To receive any apologies for absence and declarations of interest.
The Chair opened the meeting but the applicant had not arrived. He adjourned the meeting for 15 minutes to give the applicant an opportunity to be present at the start of the meeting.
The Enforcement Officer was asked to check reception and the foyer to ascertain whether the applicant had arrived. On his return he confirmed that neither the applicant nor the applicant’s solicitor had arrived.
The Chair reconvened the meeting at 9.15am. He welcomed those present and introductions were made.
No apologies for absence were received.
The Chair sought the legal advice of the Solicitor in the absence of both the applicant and his solicitor.
The Solicitor asked the Enforcement Officer to check the entrance of the building and at reception to ensure the applicant had not arrived.
The Enforcement Officer left the room at 9.18am. He returned at 9.21am and confirmed neither the applicant nor the solicitor had arrived.
The Solicitor said this matter had already been adjourned and in the interests of natural justice, and for those relevant parties involved, it was only right that an independent hearing took place within a reasonable timeframe. The applicant and his solicitor had been served the correct notice of the hearing, and had been aware since 11 September 2019 that the hearing would be taking place on 1 October even though the applicant’s solicitor was unavailable. This had given the applicant and his legal firm ample opportunity to arrange an alternative legal representative. The applicant’s solicitor had been asked twice to provide case law on the right to a specific legal representative. He had failed to provide such case law. She advised the Panel that two courses of action were open to them; to defer the hearing, or to proceed in the applicant’s absence. The appellate process for the latter was explained to the Panel.
At 9.26am the meeting was adjourned to allow the Panel to deliberate.
At 9.49am the meeting was reconvened and the Chair read the Panel’s decision.
DECISION NOTICE –INDIA VILLA, 20 WATLING STREET, THAXTED
The applications before the Panel today are for 1) a transfer of the premises licence of the India Villa restaurant, Watling Street, Thaxted, and 2) a review at the behest of Essex Police. There is reason to believe that the transfer application dated 17th August 2019 (which is opposed by Essex Police as the responsible authority) is an attempt to prevent the review application going ahead.
Mr Burke and Ms Savill of Essex Police are in attendance today, as is Mr Logue, a neighbouring resident. There is no appearance by anyone from or on behalf of India Villa though we are satisfied that they have been personally served with the paperwork in this matter and their legal representative, Mr Sutherland of Keystone Law, was told as long ago as 11th September that the hearing today would not be deferred to fit around his other commitments, see post.

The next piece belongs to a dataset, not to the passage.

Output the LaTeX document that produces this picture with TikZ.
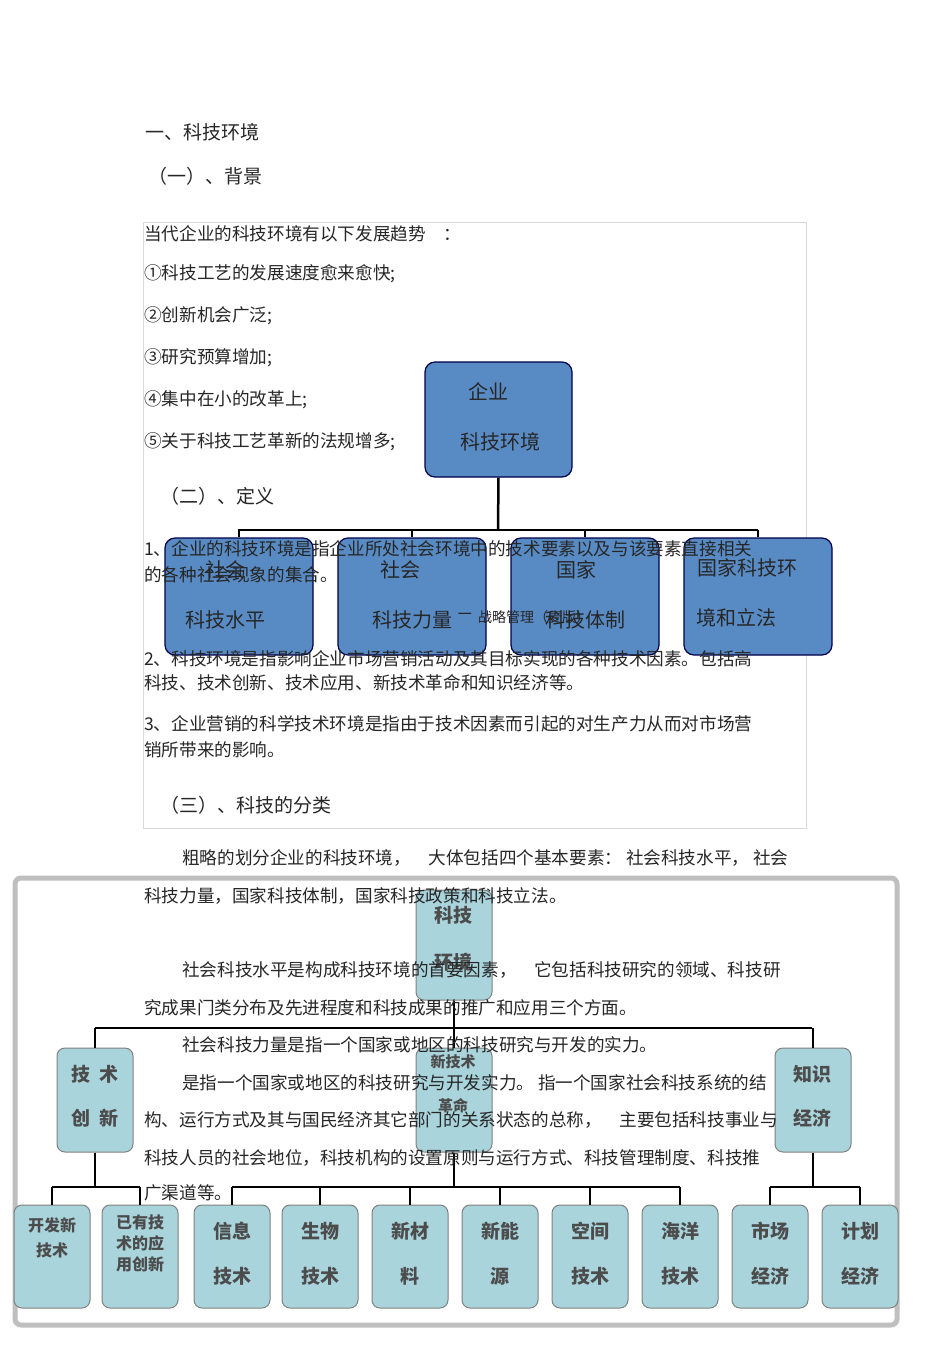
\documentclass[tikz,border=0pt]{standalone}
\usepackage{fontspec}
\setmainfont{Noto Sans CJK SC}
\begin{document}
\begin{tikzpicture}[x=1pt,y=-1pt,
  txt/.style={anchor=west,inner sep=0pt,font=\fontsize{17.6}{19}\selectfont,text=black!85},
  bluebox/.style={draw=black!70!blue,line width=1.2pt,rounded corners=10pt,fill={rgb,255:red,88;green,139;blue,196}},
  tealbox/.style={draw=gray,line width=1pt,fill={rgb,255:red,170;green,212;blue,220},rounded corners=8pt},
  btxt/.style={font=\fontsize{20}{22}\selectfont,text=black!85,inner sep=0pt},
  ttxt/.style={font=\fontsize{19}{20}\selectfont\bfseries,text=black!70,inner sep=0pt},
  conn/.style={line width=2.5pt,black}]
\useasboundingbox (0,0) rectangle (950,1345);
\fill[white] (0,0) rectangle (950,1345);
% frames
\draw[black!15,line width=0.6pt] (143,222) rectangle (806,828);
\draw[black!25,line width=5pt,rounded corners=6pt] (15,878) rectangle (897,1325);
% upper chart
\node[bluebox,minimum width=147,minimum height=115] (E) at (498.5,419.5) {};
\node[btxt] at (488,392) {企业};
\node[btxt] at (500,442) {科技环境};
\coordinate (j1) at (498,530);
\draw[conn] (E.south) -- (j1);
\draw[conn] (238,530) -- (758,530);
\foreach \x/\n in {239/A1,412/A2,585/A3,758/A4}{
  \node[bluebox,minimum width=148,minimum height=117] (\n) at (\x,596.5) {};
  \draw[conn] (\x,530) -- (\n.north);
}
\node[btxt] at (225,570) {社会}; \node[btxt] at (225,620) {科技水平};
\node[btxt] at (400,570) {社会}; \node[btxt] at (412,620) {科技力量};
\node[btxt] at (576,570) {国家}; \node[btxt] at (585,620) {科技体制};
\node[btxt] at (747,568) {国家科技环}; \node[btxt] at (736,618) {境和立法};
% lower chart
\node[tealbox,minimum width=76,minimum height=110] (K) at (454,945) {};
\node[ttxt] at (453,915) {科技}; \node[ttxt] at (453,962) {环境};
\draw[conn] (K.south) -- (454,1028);
\draw[conn] (95,1028) -- (812,1028);
\node[tealbox,minimum width=76,minimum height=104] (L) at (95,1100) {};
\node[tealbox,minimum width=76,minimum height=104] (M) at (454,1100) {};
\node[tealbox,minimum width=76,minimum height=104] (R) at (813,1100) {};
\draw[conn] (95,1028) -- (L.north); \draw[conn] (454,1028) -- (M.north); \draw[conn] (813,1028) -- (R.north);
\node[ttxt] at (95,1074) {技\ \ 术}; \node[ttxt] at (95,1118) {创\ \ 新};
\node[ttxt,font=\fontsize{15}{17}\selectfont\bfseries] at (453,1062) {新技术}; \node[ttxt,font=\fontsize{15}{17}\selectfont\bfseries] at (453,1106) {革命};
\node[ttxt] at (812,1074) {知识}; \node[ttxt] at (812,1118) {经济};
\draw[conn] (L.south) -- (95,1187); \draw[conn] (52,1187) -- (140,1187);
\draw[conn] (M.south) -- (454,1187); \draw[conn] (232,1187) -- (680,1187);
\draw[conn] (R.south) -- (813,1187); \draw[conn] (770,1187) -- (860,1187);
\foreach \x/\n in {52/B1,140/B2,232/B3,320/B4,410/B5,500/B6,590/B7,680/B8,770/B9,860/B10}{
  \node[tealbox,minimum width=76,minimum height=103] (\n) at (\x,1256.5) {};
  \draw[conn] (\x,1187) -- (\n.north);
}
\node[ttxt,font=\fontsize{16}{17}\selectfont\bfseries,align=center] at (52,1238) {开发新\\[8pt]技术};
\node[ttxt,font=\fontsize{16}{21}\selectfont\bfseries,align=center] at (140,1243) {已有技\\术的应\\用创新};
\foreach \x/\a/\b in {232/信息/技术,320/生物/技术,410/新材/料,500/新能/源,590/空间/技术,680/海洋/技术,770/市场/经济,860/计划/经济}{
  \node[ttxt] at (\x,1231) {\a}; \node[ttxt] at (\x,1276) {\b};
}
% text
\node[txt,font=\fontsize{19}{20}\selectfont] at (145,132) {一、科技环境};
\node[txt,font=\fontsize{19}{20}\selectfont] at (148,176) {（一）、背景};
\node[txt] at (144,234) {当代企业的科技环境有以下发展趋势\quad ：};
\node[txt] at (144,274) {①科技工艺的发展速度愈来愈快;};
\node[txt] at (144,316) {②创新机会广泛;};
\node[txt] at (144,358) {③研究预算增加;};
\node[txt] at (144,400) {④集中在小的改革上;};
\node[txt] at (144,442) {⑤关于科技工艺革新的法规增多;};
\node[txt,font=\fontsize{19}{20}\selectfont] at (160,496) {（二）、定义};
\node[txt] at (144,549) {1、企业的科技环境是指企业所处社会环境中的技术要素以及与该要素直接相关};
\node[txt] at (144,575) {的各种社会现象的集合。};
\node[txt] at (456,617) {－};
\node[txt,font=\fontsize{14}{15}\selectfont] at (478,617) {战略管理（麦版）};
\node[txt] at (144,659) {2、科技环境是指影响企业市场营销活动及其目标实现的各种技术因素。包括高};
\node[txt] at (144,683) {科技、技术创新、技术应用、新技术革命和知识经济等。};
\node[txt] at (144,724) {3、企业营销的科学技术环境是指由于技术因素而引起的对生产力从而对市场营};
\node[txt] at (144,750) {销所带来的影响。};
\node[txt,font=\fontsize{19}{20}\selectfont] at (160,805) {（三）、科技的分类};
\node[txt] at (182,858) {粗略的划分企业的科技环境，\quad 大体包括四个基本要素：\ 社会科技水平，\ 社会};
\node[txt] at (144,896) {科技力量，国家科技体制，国家科技政策和科技立法。};
\node[txt] at (182,970) {社会科技水平是构成科技环境的首要因素，\quad 它包括科技研究的领域、科技研};
\node[txt] at (144,1008) {究成果门类分布及先进程度和科技成果的推广和应用三个方面。};
\node[txt] at (182,1045) {社会科技力量是指一个国家或地区的科技研究与开发的实力。};
\node[txt] at (182,1083) {是指一个国家或地区的科技研究与开发实力。\ 指一个国家社会科技系统的结};
\node[txt] at (144,1120) {构、运行方式及其与国民经济其它部门的关系状态的总称，\quad 主要包括科技事业与};
\node[txt] at (144,1158) {科技人员的社会地位，科技机构的设置原则与运行方式、科技管理制度、科技推};
\node[txt] at (144,1193) {广渠道等。};
\end{tikzpicture}
\end{document}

We have listened to the advice tendered to us by our solicitor, Mrs Smith, regarding the potential consequences of proceeding in absentia and we have also had sight of the correspondence between Mrs Smith, the Licensing Department and Keystone Law. I have been consulted in my role as Chair of the Licensing and Environmental Health Committee and I agreed with officers that there had been ample opportunity for an advocate alternative to Mr Sutherland to be retained and instructed. Mrs Smith has formally advised us this morning that though both the common law and the Human Rights Act do give the citizen the right to a timeous and impartial hearing, and to independent legal representation at that hearing, neither give the right to representation by the individual advocate of choice and no authority has been cited to the Council suggesting that there is such a right. We are aware that the independent Bar can and do accept instructions upon very short notice and since September 11th there has been ample opportunity to retain and brief on of its members.

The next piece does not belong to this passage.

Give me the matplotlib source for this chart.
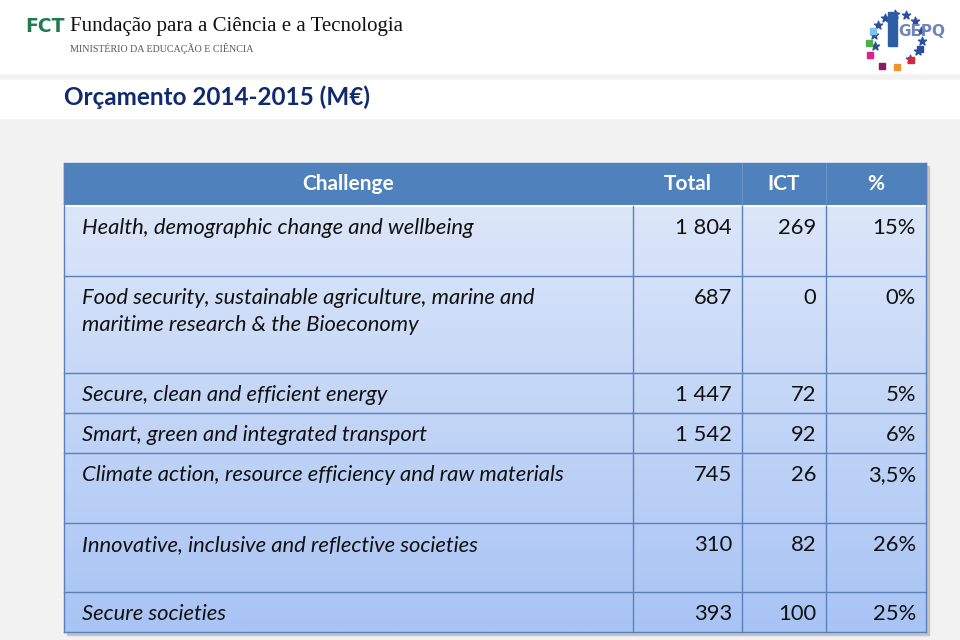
import numpy as np
import matplotlib.pyplot as plt
from matplotlib.patches import Rectangle
from matplotlib.colors import LinearSegmentedColormap

# Table data (M€)
challenges = [
    "Health, demographic change and wellbeing",
    "Food security, sustainable agriculture, marine and\nmaritime research & the Bioeconomy",
    "Secure, clean and efficient energy",
    "Smart, green and integrated transport",
    "Climate action, resource efficiency and raw materials",
    "Innovative, inclusive and reflective societies",
    "Secure societies",
]
total = [1804, 687, 1447, 1542, 745, 310, 393]
ict = [269, 0, 72, 92, 26, 82, 100]
pct = ["15%", "0%", "5%", "6%", "3,5%", "26%", "25%"]
headers = ["Challenge", "Total", "ICT", "%"]

# layout (pixels)
col_x = [64, 633, 742, 826, 926]
head_top, head_bot = 163, 206
row_h = [70, 97, 40, 40, 70, 69, 40]

fnt = "Lato"
fs = 15.8

fig = plt.figure(figsize=(9.6, 6.4), dpi=100)
ax = fig.add_axes([0, 0, 1, 1])
ax.set_xlim(0, 960)
ax.set_ylim(640, 0)
ax.axis("off")

# slide background
ax.add_patch(Rectangle((0, 0), 960, 640, color="#F2F2F2", zorder=0))
ax.add_patch(Rectangle((0, 0), 960, 73, color="white", zorder=0))
ax.add_patch(Rectangle((0, 80), 960, 38, color="white", zorder=0))

# FCT logo
ax.text(25, 27, "FCT", fontsize=13.5, fontweight="bold", color="#1F7A4D",
        family="DejaVu Sans", va="center", ha="left")
ax.text(70, 27, "Fundação para a Ciência e a Tecnologia", fontsize=15,
        family="Liberation Serif", va="center", ha="left", color="#111111")
ax.text(70, 48, "MINISTÉRIO DA EDUCAÇÃO E CIÊNCIA", fontsize=7.2,
        family="Liberation Serif", va="center", ha="left", color="#555555")

# GEPQ logo (approximate)
ang = np.linspace(np.deg2rad(-60), np.deg2rad(200), 11)
ax.scatter(898 + 24 * np.cos(ang), 38 - 24 * np.sin(ang), marker="*", s=38,
           color="#2B4FA0", zorder=3)
ax.add_patch(Rectangle((888, 12), 9, 34, color="#2E5DA8", zorder=3))
ax.text(922, 32, "GEPQ", fontsize=11, fontweight="bold", color="#6E86B8",
        ha="center", va="center", family="DejaVu Sans", zorder=4)
sq = [(870, 28, "#7FC4E8"), (866, 40, "#4CB04A"), (867, 52, "#E0218A"),
      (879, 63, "#8B1A6B"), (894, 64, "#F0922E"), (908, 57, "#D7263D"),
      (917, 46, "#2A4E9E")]
for x, y, c in sq:
    ax.add_patch(Rectangle((x, y), 6, 6, color=c, zorder=3))

# title
ax.text(64, 97, "Orçamento 2014-2015 (M€)", fontsize=17.5, fontweight="bold",
        color="#0F2A6E", family=fnt, va="center", ha="left")

# table
row_top = [head_bot + sum(row_h[:i]) for i in range(len(row_h))]
tab_bot = head_bot + sum(row_h)
left, right = col_x[0], col_x[-1]

# shadow
ax.add_patch(Rectangle((left + 3, head_top + 3), right - left, tab_bot - head_top,
                       color="#C4C4C4", zorder=1))
ax.add_patch(Rectangle((left, head_top), right - left, head_bot - head_top,
                       color="#4F81BD", zorder=2))
cmap = LinearSegmentedColormap.from_list("body", ["#DCE6F9", "#A8C4F4"])
ax.imshow(np.linspace(0, 1, 256).reshape(-1, 1), cmap=cmap, aspect="auto",
          extent=(left, right, tab_bot, head_bot), zorder=2)
ax.set_xlim(0, 960)
ax.set_ylim(640, 0)

line_c = "#5B80BC"
for y in row_top[1:] + [tab_bot]:
    ax.plot([left, right], [y, y], color=line_c, lw=1.0, zorder=3)
ax.plot([left, right], [head_bot, head_bot], color="white", lw=1.5, zorder=3)
for x in col_x[1:-1]:
    ax.plot([x, x], [head_bot, tab_bot], color=line_c, lw=1.0, zorder=3)
for x in col_x[2:-1]:
    ax.plot([x, x], [head_top, head_bot], color="#6A93C8", lw=0.8, zorder=3)
ax.plot([left, left], [head_top, tab_bot], color=line_c, lw=1.0, zorder=3)
ax.plot([right, right], [head_top, tab_bot], color=line_c, lw=1.0, zorder=3)

# header text
hy = (head_top + head_bot) / 2
for i, h in enumerate(headers):
    ax.text((col_x[i] + col_x[i + 1]) / 2, hy, h, color="white", fontsize=15,
            fontweight="bold", family=fnt, ha="center", va="center", zorder=4)

# body text
for i in range(len(challenges)):
    ty = row_top[i] + 20
    for k, line in enumerate(challenges[i].split("\n")):
        ax.text(82, ty + 27 * k, line, fontsize=fs, style="italic", family=fnt,
                ha="left", va="center_baseline", color="#111111", zorder=4)
    vals = [f"{total[i]:,}".replace(",", " "), str(ict[i]), pct[i]]
    for j, v in enumerate(vals):
        ax.text(col_x[j + 2] - 10, ty, v, fontsize=fs, family=fnt,
                ha="right", va="center_baseline", color="#111111", zorder=4)

fig.savefig("out.png", dpi=100)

We are mindful that the Police and Mr Logue have attended before us today and that the latter has concerns above and beyond those of the Police. It is not reasonable to expect local residents including Mr Logue to have to continue to accept behaviour of the kind of which he complains. We are also mindful that India Villa have rights of appeal against any decision we make today and that other avenues of challenge to our decision are open to them. We also have had it explained to us, in the presence of the Police and Mr Logue, that the exercise of those rights will keep the licence alive until the conclusion of the appellate process: we can do nothing about this and appreciate that this will not help local residents.

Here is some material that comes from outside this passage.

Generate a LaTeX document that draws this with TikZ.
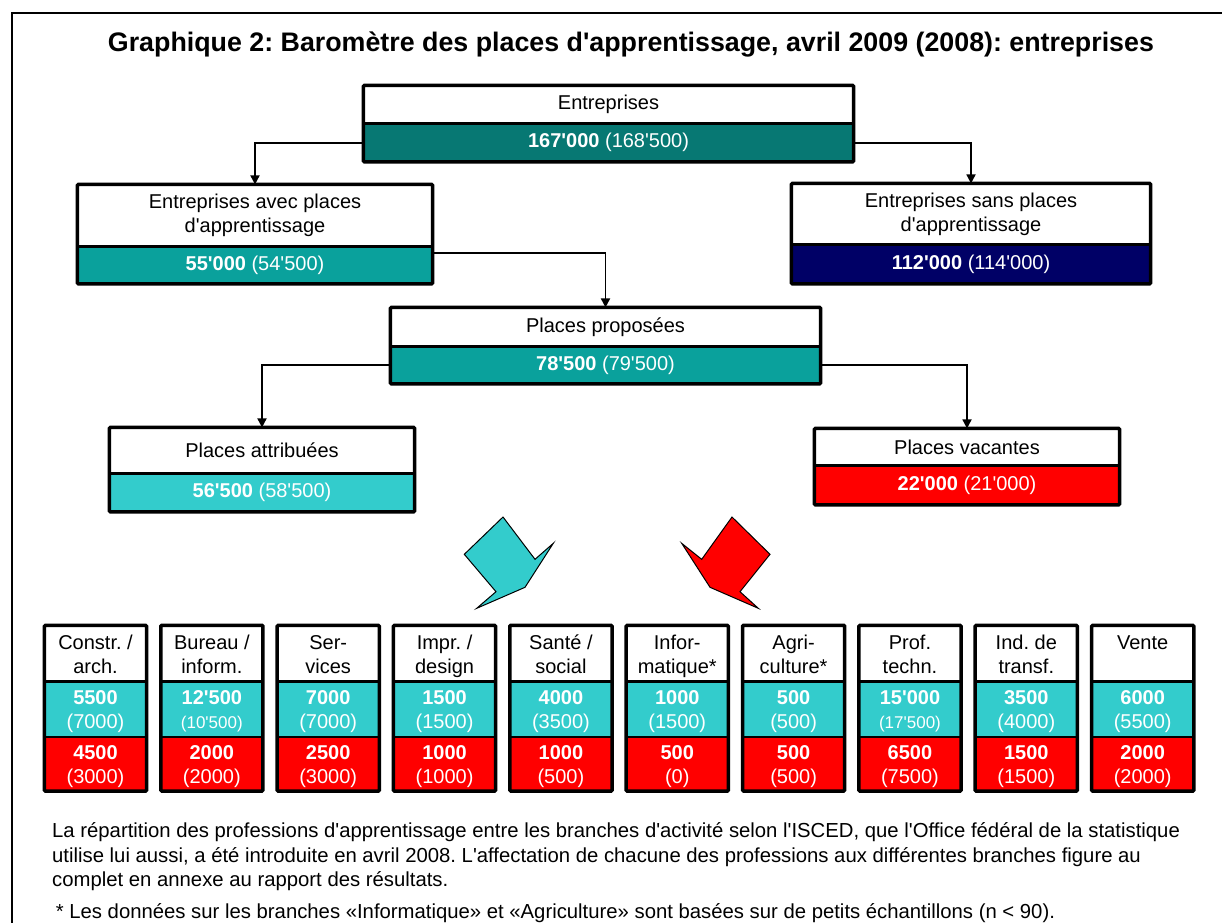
\documentclass[tikz,border=0pt]{standalone}
\usepackage{fontspec}
\setmainfont{Liberation Sans}[Ligatures=TeXOff]
\usetikzlibrary{arrows.meta,positioning,calc}

\definecolor{tealdark}{RGB}{7,120,115}
\definecolor{tealmid}{RGB}{10,161,156}
\definecolor{navyval}{RGB}{0,0,102}
\definecolor{cyanval}{RGB}{51,204,204}
\definecolor{redval}{RGB}{255,0,0}
\newcommand{\smallnum}{\fontsize{17}{20}\selectfont}

\tikzset{
  lab/.style={fill=white, draw=black, line width=1.2pt, inner sep=0pt, align=center,
    font=\fontsize{20}{24}\selectfont},
  val/.style={fill=#1, draw=black, line width=1.2pt, inner sep=0pt, align=center,
    text=white, font=\fontsize{20}{24}\selectfont},
  outline/.style={line width=3.5pt, rounded corners=1pt},
  conn/.style={line width=1.8pt, -{Triangle[length=9pt,width=9pt]}},
  bigarrow/.style={line width=1pt, line join=miter},
}

\begin{document}
\frenchspacing
\begin{tikzpicture}[x=1pt,y=-1pt]
  \useasboundingbox (0,0) rectangle (1222,922);
  \draw[line width=2.5pt] (12,13) rectangle (1260,960);

  \node[font=\bfseries\fontsize{26.8}{30}\selectfont] (title) at (631,45)
    {Graphique 2: Baromètre des places d'apprentissage, avril 2009 (2008): entreprises};

  % top of the tree
  \node[lab, minimum width=489pt, minimum height=37pt] (ent) at (608.5,104.5) {Entreprises};
  \node[val=tealdark, minimum width=489pt, minimum height=37pt, below=0pt of ent] (entv)
    {\textbf{167'000} (168'500)};

  \node[lab, minimum width=354pt, minimum height=61pt] (avec) at (255,215.5)
    {Entreprises avec places\\d'apprentissage};
  \node[val=tealmid, minimum width=354pt, minimum height=36pt, below=0pt of avec] (avecv)
    {\textbf{55'000} (54'500)};

  \node[lab, minimum width=358pt, minimum height=60pt] (sans) at (971,214)
    {Entreprises sans places\\d'apprentissage};
  \node[val=navyval, minimum width=358pt, minimum height=38pt, below=0pt of sans] (sansv)
    {\textbf{112'000} (114'000)};

  \node[lab, minimum width=429pt, minimum height=38pt] (prop) at (605.5,327) {Places proposées};
  \node[val=tealmid, minimum width=429pt, minimum height=36pt, below=0pt of prop] (propv)
    {\textbf{78'500} (79'500)};

  \node[lab, minimum width=304pt, minimum height=45pt] (attr) at (262,450.5) {Places attribuées};
  \node[val=cyanval, minimum width=304pt, minimum height=37pt, below=0pt of attr] (attrv)
    {\textbf{56'500} (58'500)};

  \node[lab, minimum width=304pt, minimum height=36pt] (vac) at (967,447) {Places vacantes};
  \node[val=redval, minimum width=304pt, minimum height=38pt, below=0pt of vac] (vacv)
    {\textbf{22'000} (21'000)};

  \draw[conn] (entv.west) -| (avec.north);
  \draw[conn] (entv.east) -| (sans.north);
  \draw[conn] ([yshift=-6pt]avecv.north east) -| (prop.north);
  \draw[conn] (propv.west) -| (attr.north);
  \draw[conn] (propv.east) -| (vac.north);

  \foreach \n in {ent,avec,sans,prop,attr,vac}
    \draw[outline] (\n.north west) rectangle (\n v.south east);

  % big arrows
  \filldraw[bigarrow, fill=cyanval] (503,517) -- (535,559.3) -- (553.3,543.3) -- (525,587.3)
    -- (476.7,608.3) -- (496,591.7) -- (464.3,554.3) -- cycle;
  \filldraw[bigarrow, fill=redval] (732,517) -- (701.7,559.3) -- (681.7,543.3) -- (710,587.3)
    -- (758.3,608.3) -- (740,591.7) -- (770,554.3) -- cycle;

  % branches
  \foreach \i/\la/\lb/\ca/\cb/\ra/\rb in {
    0/{Constr. /}/arch./5500/(7000)/4500/(3000),
    1/{Bureau /}/inform./12'500/{\smallnum(10'500)}/2000/(2000),
    2/Ser-/vices/7000/(7000)/2500/(3000),
    3/{Impr. /}/design/1500/(1500)/1000/(1000),
    4/{Santé /}/social/4000/(3500)/1000/(500),
    5/Infor-/matique*/1000/(1500)/500/(0),
    6/Agri-/culture*/500/(500)/500/(500),
    7/Prof./techn./15'000/{\smallnum(17'500)}/6500/(7500),
    8/Ind. de/transf./3500/(4000)/1500/(1500),
    9/Vente/{}/6000/(5500)/2000/(2000)}
  {
    \pgfmathsetmacro{\bx}{95.5+116.35*\i}
    \node[lab, minimum width=101pt, minimum height=55pt] (b\i) at (\bx,653.5)
      {\rule{0pt}{23pt}\la\\\strut\lb};
    \node[val=cyanval, minimum width=101pt, minimum height=54pt, below=0pt of b\i] (bc\i)
      {\rule{0pt}{18pt}\textbf{\ca}\\\cb};
    \node[val=redval, minimum width=101pt, minimum height=53pt, below=0pt of bc\i] (br\i)
      {\rule{0pt}{19pt}\textbf{\ra}\\\rb};
    \draw[outline] (b\i.north west) rectangle (br\i.south east);
  }

  % notes
  \tikzset{note/.style={anchor=base west, inner sep=0pt, font=\fontsize{20.3}{24}\selectfont}}
  \node[note] (note1) at (52,837) {La répartition des professions d'apprentissage entre les branches d'activité selon l'ISCED, que l'Office fédéral de la statistique};
  \node[note] (note2) at (52,862) {utilise lui aussi, a été introduite en avril 2008. L'affectation de chacune des professions aux différentes branches figure au};
  \node[note] (note3) at (52,886) {complet en annexe au rapport des résultats.};
  \node[note] (foot) at (50,918) {\ * Les données sur les branches «Informatique» et «Agriculture» sont basées sur de petits échantillons (n < 90).};
\end{tikzpicture}
\end{document}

WE have balanced the interests of India Villa against those of neighbouring residents and of the interest of the public generally in the prevention of illegal working, and consider, unanimously, that we should proceed to hear the applications today. We are satisfied that India Villa are aware of the hearing date and given that they have a right of appeal we consider it is in the public interest that we proceed to hear these two applications today.
At 9.52am the Enforcement Officer left the room to check whether the applicant had arrived at reception. He returned at 9.55am and confirmed that the applicant had not arrived.